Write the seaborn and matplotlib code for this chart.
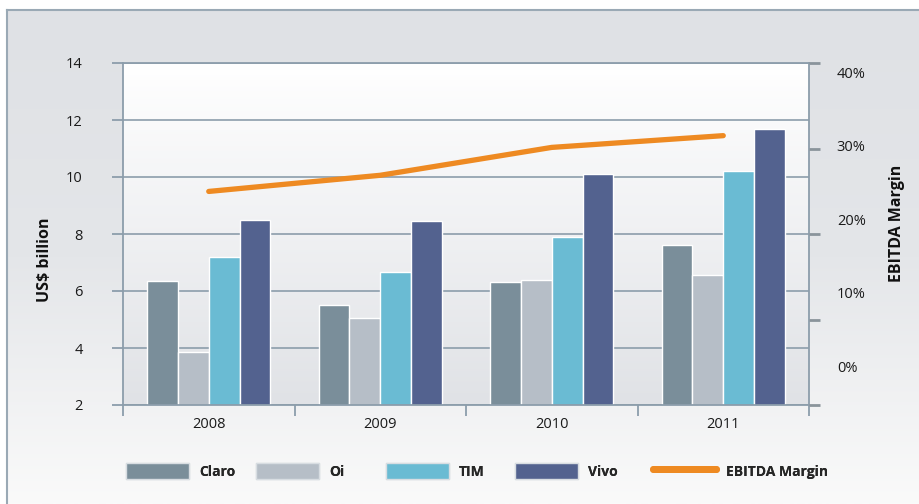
import numpy as np
import pandas as pd
import seaborn as sns
import matplotlib.pyplot as plt
from matplotlib.patches import Patch
from matplotlib.lines import Line2D
from matplotlib.colors import LinearSegmentedColormap

# data
years = ['2008', '2009', '2010', '2011']
operators = ['Claro', 'Oi', 'TIM', 'Vivo']
claro = [6.35, 5.5, 6.3, 7.6]
oi = [3.85, 5.05, 6.4, 6.55]
tim = [7.2, 6.65, 7.9, 10.2]
vivo = [8.5, 8.45, 10.1, 11.7]
ebitda_margin = [23.8, 26.0, 29.8, 31.4]
left_ticks = [2, 4, 6, 8, 10, 12, 14]
right_ticks = [0, 10, 20, 30, 40]

colors = ['#7a8e9a', '#b6bec7', '#6abbd3', '#53628f']
orange = '#ee8a22'
grid_col = '#8c9dab'

df = pd.DataFrame({'year': np.repeat(years, 4),
                   'operator': operators * 4,
                   'value': np.array([claro, oi, tim, vivo]).T.ravel()})

sns.set_theme(style='white')
plt.rcParams['font.family'] = ['Open Sans', 'DejaVu Sans']

fig = plt.figure(figsize=(9.19, 5.04), dpi=100)
W, H = 919, 504

# figure background with frame
bg = fig.add_axes([7 / W, 0, 1 - 7 / W, 1 - 10 / H], zorder=-10)
bg_cmap = LinearSegmentedColormap.from_list('bg', ['#dfe1e5', '#e4e6e9', '#fafafa'])
bg.imshow(np.linspace(0, 1, 256).reshape(-1, 1), cmap=bg_cmap, aspect='auto',
          extent=[0, 1, 0, 1])
bg.set_xlim(0, 1)
bg.set_ylim(0, 1)
bg.set_xticks([])
bg.set_yticks([])
for s in ['right', 'bottom']:
    bg.spines[s].set_visible(False)
for s in ['left', 'top']:
    bg.spines[s].set_color('#9aa9b5')
    bg.spines[s].set_linewidth(1.5)

ax = fig.add_axes([123 / W, 1 - 405 / H, (809 - 123) / W, (405 - 63) / H])
ax_cmap = LinearSegmentedColormap.from_list('ax', ['#ffffff', '#e0e2e6'])
ax.imshow(np.linspace(0, 1, 256).reshape(-1, 1), cmap=ax_cmap, aspect='auto',
          extent=[0, 1, 0, 1], transform=ax.transAxes, zorder=0)

sns.barplot(data=df, x='year', y='value', hue='operator', palette=colors,
            width=0.72, edgecolor='white', linewidth=1, saturation=1,
            legend=False, ax=ax, zorder=2)

ax.set_xlim(-0.5, 3.5)
ax.set_ylim(2, 14)
ax.set_yticks(left_ticks)
ax.set_axisbelow(True)
ax.yaxis.grid(True, color=grid_col, linewidth=1.2)
ax.set_xlabel('')
ax.set_ylabel('')
for s in ax.spines.values():
    s.set_color(grid_col)
    s.set_linewidth(1.3)
ax.tick_params(axis='y', length=8, width=1.3, color=grid_col, direction='out',
               pad=21, labelsize=10.5, labelcolor='#1a1a1a', left=True)
ax.set_xticks(range(len(years)))
ax.set_xticklabels(years)
ax.set_xticks(np.arange(-0.5, len(years), 1), minor=True)
ax.tick_params(axis='x', which='major', length=0, pad=9, labelsize=10.5,
               labelcolor='#1a1a1a')
ax.tick_params(axis='x', which='minor', length=8, width=1.3, color=grid_col,
               direction='out', bottom=True)

# EBITDA margin on the secondary axis
ax2 = ax.twinx()
sns.lineplot(x=np.arange(len(years)), y=ebitda_margin, ax=ax2, color=orange,
             linewidth=3.8, solid_capstyle='round', zorder=5)
ax2.set_ylim(-5.3, 41.3)
ax2.set_yticks(right_ticks)
ax2.set_yticklabels([f'{t}%' for t in right_ticks])
ax2.set_yticks(np.linspace(-5.3, 41.3, 5), minor=True)
ax2.tick_params(axis='y', which='major', length=0, pad=20, labelsize=10.5,
                labelcolor='#1a1a1a', right=True)
ax2.tick_params(axis='y', which='minor', length=8, width=2, color='#8a949b',
                direction='out', right=True)
for s in ax2.spines.values():
    s.set_visible(False)

fig.text(45 / W, 1 - 260 / H, 'US$ billion', rotation=90, ha='center',
         va='center', fontsize=11.5, fontweight='bold', color='#111111')
fig.text(897 / W, 1 - 223 / H, 'EBITDA Margin', rotation=90, ha='center',
         va='center', fontsize=11.5, fontweight='bold', color='#111111')

# legend, one entry at a time to keep the spacing of the original
handles = [Patch(facecolor=c, edgecolor='#d8dde2', linewidth=1) for c in colors]
handles.append(Line2D([0], [0], color=orange, linewidth=5, solid_capstyle='round'))
labels = operators + ['EBITDA Margin']
starts = [126, 256, 386, 515, 653]
for h, lab, x0 in zip(handles, labels, starts):
    leg = fig.legend(handles=[h], labels=[lab], loc='center left',
                     bbox_to_anchor=(x0 / W, 1 - 471 / H), frameon=False,
                     handlelength=4.5, handleheight=1.5, handletextpad=0.75,
                     borderpad=0, borderaxespad=0,
                     prop={'weight': 'bold', 'size': 10})
    fig.add_artist(leg)

fig.savefig('out.png', dpi=100)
------------------------------
### What this task involves
From the first line of the listing above, repeat every line through the one holding "W, H = 919, 504". Both ends count, and pictures stay out.

### Full output
Write the seaborn and matplotlib code for this chart.
import numpy as np
import pandas as pd
import seaborn as sns
import matplotlib.pyplot as plt
from matplotlib.patches import Patch
from matplotlib.lines import Line2D
from matplotlib.colors import LinearSegmentedColormap

# data
years = ['2008', '2009', '2010', '2011']
operators = ['Claro', 'Oi', 'TIM', 'Vivo']
claro = [6.35, 5.5, 6.3, 7.6]
oi = [3.85, 5.05, 6.4, 6.55]
tim = [7.2, 6.65, 7.9, 10.2]
vivo = [8.5, 8.45, 10.1, 11.7]
ebitda_margin = [23.8, 26.0, 29.8, 31.4]
left_ticks = [2, 4, 6, 8, 10, 12, 14]
right_ticks = [0, 10, 20, 30, 40]

colors = ['#7a8e9a', '#b6bec7', '#6abbd3', '#53628f']
orange = '#ee8a22'
grid_col = '#8c9dab'

df = pd.DataFrame({'year': np.repeat(years, 4),
                   'operator': operators * 4,
                   'value': np.array([claro, oi, tim, vivo]).T.ravel()})

sns.set_theme(style='white')
plt.rcParams['font.family'] = ['Open Sans', 'DejaVu Sans']

fig = plt.figure(figsize=(9.19, 5.04), dpi=100)
W, H = 919, 504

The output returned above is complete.